Here is a list of states which are missing in the Wikipedia's list of US cities by state

In [104]:
print("Missing States from the Wiki list")
print(set(data['STATE'].unique()) - set(city_data['state'].unique()))

Missing States from the Wiki list
{'Connecticut', 'Nebraska'}


Now, we join both the datasets with inner join on the state column.

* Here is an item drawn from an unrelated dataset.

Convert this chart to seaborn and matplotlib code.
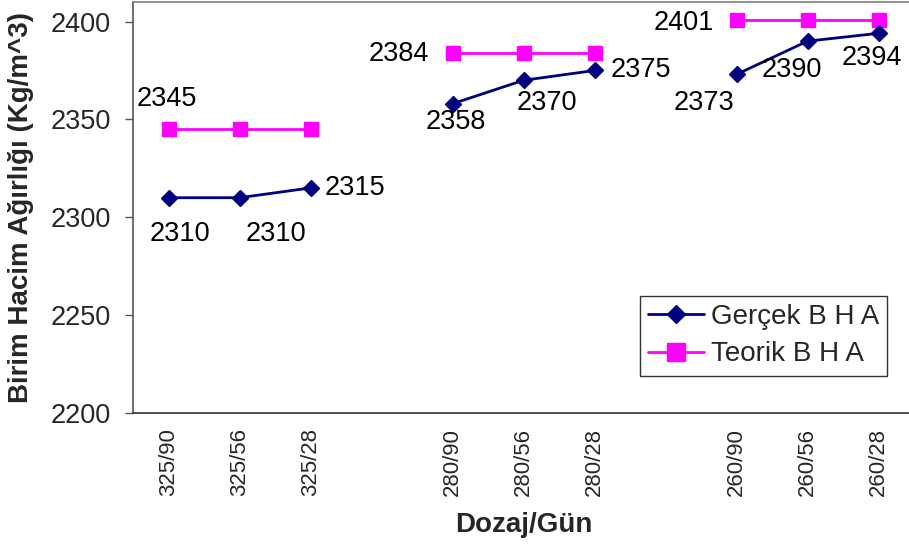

Next we drop one of the state columns to reduce redundancy and then rename columns for consistency.

In [105]:
out_data = pd.merge(data, city_data, left_on='STATE', right_on='state', how='inner')
out_data.drop(columns=['state'])
out_data.rename(columns={'page_title': 'article_title', 'prediction':'article_quality',
                     'STATE':'state','REGION_DIVISION':'regional_division', 'Population':'population'
                     }, inplace=True)
out_data.head()

Unnamed: 0,population,state,regional_division,state.1,article_title,revision_id,article_quality
0,5074296,Alabama,South_East South Central,Alabama,"Abbeville, Alabama",1171163550,C
1,5074296,Alabama,South_East South Central,Alabama,"Adamsville, Alabama",1177621427,C
2,5074296,Alabama,South_East South Central,Alabama,"Addison, Alabama",1168359898,C
3,5074296,Alabama,South_East South Central,Alabama,"Akron, Alabama",1165909508,GA
4,5074296,Alabama,South_East South Central,Alabama,"Alabaster, Alabama",1179139816,C


Finally we output the data to a file and also store the output from the Wikipedia API (step 4) in a separate file

In [107]:
file_path = 'data/wp_scored_city_articles_by_state.csv'

# Save the updated DataFrame to CSV
out_data.to_csv(file_path, index=False)

In [108]:
file_path = 'data/city_prediction.csv'

# Save the updated DataFrame to CSV
city_data.to_csv(file_path, index=False)

## Conclusion
#### With the above steps we now have a cleaned dataset to work on and analyze if there is any relation between the population and Wikipedia articles.